JOHANNESBURG (miningweekly.com) – Diversified mining company Vedanta has achieved its highest quarterly production in four years at Black Mountain in South Africa, where the Gamsberg zinc project is on track to begin production towards the middle of next year.
In addition, mobilisation on the Skorpion pit layback, in neighbouring Namibia, started last month, the London-listed and India-rooted company said on Wednesday, when it presented preliminary results for the 12 months to March 31.
Black Mountain, the zinc, lead, silver and copper producer Vedanta acquired from Anglo American in 2010, hit the production high in the three months to March 31.
During the company’s financial year to March 31, overall Vedanta group revenue increased by 7% to $11.5-billion on firmer commodity prices and volume ramp-up, and earnings before interest, taxation, depreciation and amortisation (Ebitda) increased by 37% to $3.2-billion.

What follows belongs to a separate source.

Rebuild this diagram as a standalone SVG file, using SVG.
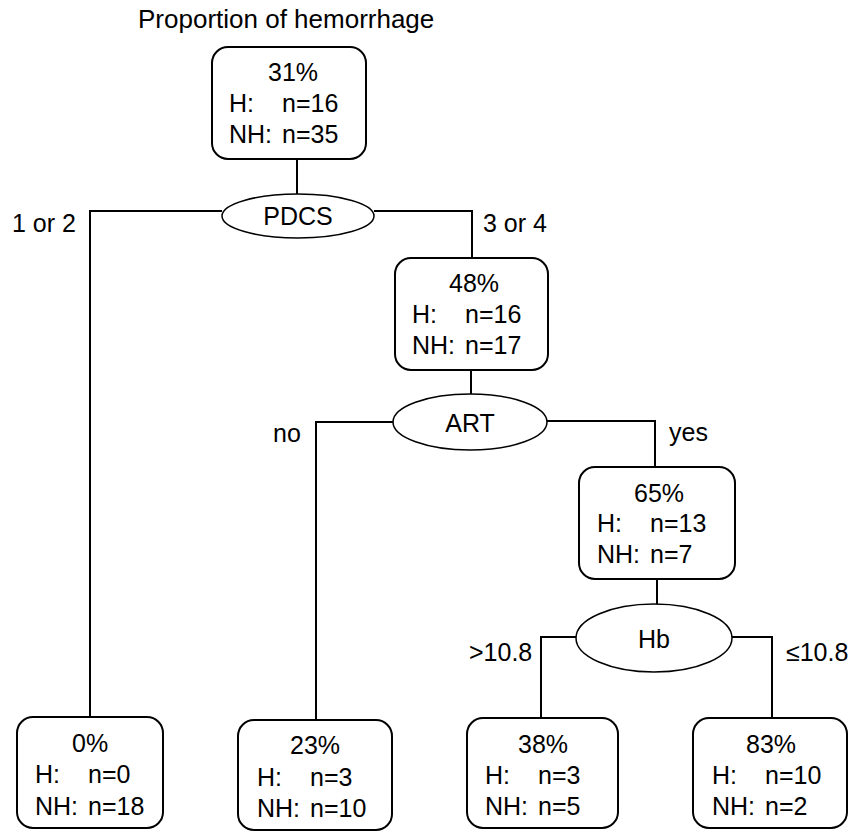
<svg xmlns="http://www.w3.org/2000/svg" width="855" height="832" viewBox="0 0 855 832">
<style>
text{font-family:"Liberation Sans",Arial,sans-serif;font-size:25px;fill:#000}
.title{font-size:26px}
.box{fill:#fff;stroke:#000;stroke-width:2}
.ell{fill:#fff;stroke:#000;stroke-width:1.5}
.con{fill:none;stroke:#000;stroke-width:2}
</style>
<rect width="855" height="832" fill="#fff"/>
<text class="title" x="138" y="28">Proportion of hemorrhage</text>
<g id="connectors">
<path class="con" d="M297 159V196"/>
<path class="con" d="M222 211H90V717"/>
<path class="con" d="M374 211H472V258"/>
<path class="con" d="M471 370V396"/>
<path class="con" d="M394 422H316V720"/>
<path class="con" d="M547 421H655V467"/>
<path class="con" d="M657 579V606"/>
<path class="con" d="M577 637H541V718"/>
<path class="con" d="M731 637H772V718"/>
</g>
<g id="lbl">
<text x="12" y="232">1 or 2</text>
<text x="483" y="232">3 or 4</text>
<text x="273" y="442">no</text>
<text x="669" y="441">yes</text>
<text x="469" y="661">&gt;10.8</text>
<text x="786" y="661">≤10.8</text>
</g>
<g id="root">
<rect class="box" x="212" y="47" width="154" height="112" rx="16"/>
<text x="268" y="81">31%</text>
<text x="229" y="112">H:</text><text x="282" y="112">n=16</text>
<text x="229" y="143">NH:</text><text x="282" y="143">n=35</text>
</g>
<g id="pdcs">
<ellipse class="ell" cx="298" cy="216" rx="76" ry="22"/>
<text x="298" y="225" text-anchor="middle">PDCS</text>
</g>
<g id="n48">
<rect class="box" x="395" y="258" width="153" height="112" rx="16"/>
<text x="449" y="292">48%</text>
<text x="412" y="323">H:</text><text x="465" y="323">n=16</text>
<text x="412" y="354">NH:</text><text x="465" y="354">n=17</text>
</g>
<g id="art">
<ellipse class="ell" cx="470" cy="422" rx="77" ry="28"/>
<text x="470" y="432" text-anchor="middle">ART</text>
</g>
<g id="n65">
<rect class="box" x="579" y="467" width="156" height="112" rx="16"/>
<text x="634" y="502">65%</text>
<text x="597" y="532">H:</text><text x="650" y="532">n=13</text>
<text x="597" y="563">NH:</text><text x="650" y="563">n=7</text>
</g>
<g id="hb">
<ellipse class="ell" cx="654" cy="638" rx="78" ry="34"/>
<text x="654" y="648" text-anchor="middle">Hb</text>
</g>
<g id="n0">
<rect class="box" x="17" y="717" width="146" height="111" rx="16"/>
<text x="72" y="752">0%</text>
<text x="35" y="783">H:</text><text x="88" y="783">n=0</text>
<text x="35" y="815">NH:</text><text x="88" y="815">n=18</text>
</g>
<g id="n23">
<rect class="box" x="238" y="720" width="154" height="110" rx="16"/>
<text x="290" y="754">23%</text>
<text x="257" y="786">H:</text><text x="310" y="786">n=3</text>
<text x="257" y="817">NH:</text><text x="310" y="817">n=10</text>
</g>
<g id="n38">
<rect class="box" x="467" y="718" width="151" height="110" rx="16"/>
<text x="518" y="753">38%</text>
<text x="485" y="784">H:</text><text x="538" y="784">n=3</text>
<text x="485" y="815">NH:</text><text x="538" y="815">n=5</text>
</g>
<g id="n83">
<rect class="box" x="693" y="718" width="154" height="110" rx="16"/>
<text x="746" y="753">83%</text>
<text x="712" y="784">H:</text><text x="765" y="784">n=10</text>
<text x="712" y="815">NH:</text><text x="765" y="815">n=2</text>
</g>
</svg>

The Ebitda margin of 36% was well up on the 28% of the last financial year, driven by firmer commodity prices and operational efficiencies.
Free cash flow after capital expenditure of $1.5-billion was down on the $1.8-billion of last year.
Gross debt rose to $18.2-billion in the period from $16.3-billion, on temporary borrowings of $1.2-billion, for the payment of a special dividend, but was reduced by $1.4-billion after March 31.
The final dividend of 35c a share took the total dividend for the financial year to 55c a share, yielding 6.5%.
Underlying profit was 1.1c a share compared with last year’s 131.9c a share loss.
Vedanta, which earlier this year was being associated with a move towards Anglo American because of the 11%-plus acquisition of Anglo equity by Volcan Investments, headed by Vedanta chairperson Anil Agarwal, has done well with the South African assets it acquired from Anglo seven years ago.
It achieved two-year payback on the $1 338-million it paid for Anglo’s zinc assets in 2010 and got going with the building of the Gamsberg mine, in South Africa’s Northern Cape, which had been on the drawing boards for decades.
Gamsberg is regarded as being of the "utmost importance”, with Vedanta reporting that more than 15.5-million tonnes of waste rock had been removed and contractors mobilised on site.
The first phase of the project, the company reported, is expected to have a mine life of 13 years, replacing the production lost by the closure of the Lisheen mine, in Ireland, and restoring volumes to over 300 000 t/y.
There was also potential for further expansion at the Gamsberg North deposit.
After first production in the middle of next year, ramp-up to full production of 250 000 t/y is expected in nine to 12 months.
At Skorpion, the Pit 112 project was progressing and all equipment would be in place by the first quarter of next year.
Involving high-wall pushback of the existing pit, this project would increase the mine life from half a year to three years and increase current reserves from 0.9-million tonnes, at a grade of 6.5%, to 4.2-million tonnes at a grade of 9.9%.
The cost of production is expected to be a higher $1 500/t on appreciating local currency, higher throughput and investment in exploration.
Strategic priorities include carrying out a project study for Swartberg Phase II and Gamsberg Phase II to extend the life of the Black Mountain complex.
Vedanta Zinc International and Copper Mines of Tasmania CEO Deshnee Naidoo, formerly of Anglo American, heads the Southern African and Tasmanian operations and has managed to get the Gamsberg project under way by cutting $200-million off the project’s original capital estimate to take it down to $400-million.
The company is planning to use revenue generated during the Gamsberg project’s first phase to help fund its second phase, which will probably include a new 300 MW to 350 MW zinc refinery at a cost of nothing less than $500-million to $600-million.
The contract awarded to Aveng Moolmans by Black Mountain Mining to establish and mine the Gamsberg opencast zinc operation involves the setting up and commissioning of a concentrator plant and associated infrastructure for the opencast mine, which is located on one of the world’s largest undeveloped zinc deposits, 20 km east of the town of Aggeneys.
Engineering solutions provider ELB’s Engineering Services is overseeing the construction of the process, power and water plants at the project.
While all this has been taking place, Agarwal’s use of Volcan to acquire billions of pounds worth of Anglo shares has made global headlines.
As reported by Mining Weekly, a seven-year employee share ownership plan (Esop), involving 6% of Black Mountain shares being issued to an employee-held trust, was established last month following talks with the National Union of Mineworkers.
The Esop’s Voorspoed Trust comprises three union-appointed trustees, one Black Mountain representative trustee and an independent trustee. Half of the shares were acquired by the trust through a contribution from Black Mountain at no cost to the 702 employees involved.
Vedanta, which produces aluminium, copper, zinc, lead, silver, iron-ore, oil, gas and commercial energy, has operations in India, Zambia and Australia, besides Southern Africa.
It states that it places emphasis on partnering with all its stakeholders based on its core values of trust, sustainability, growth, entrepreneurship, integrity, respect and care.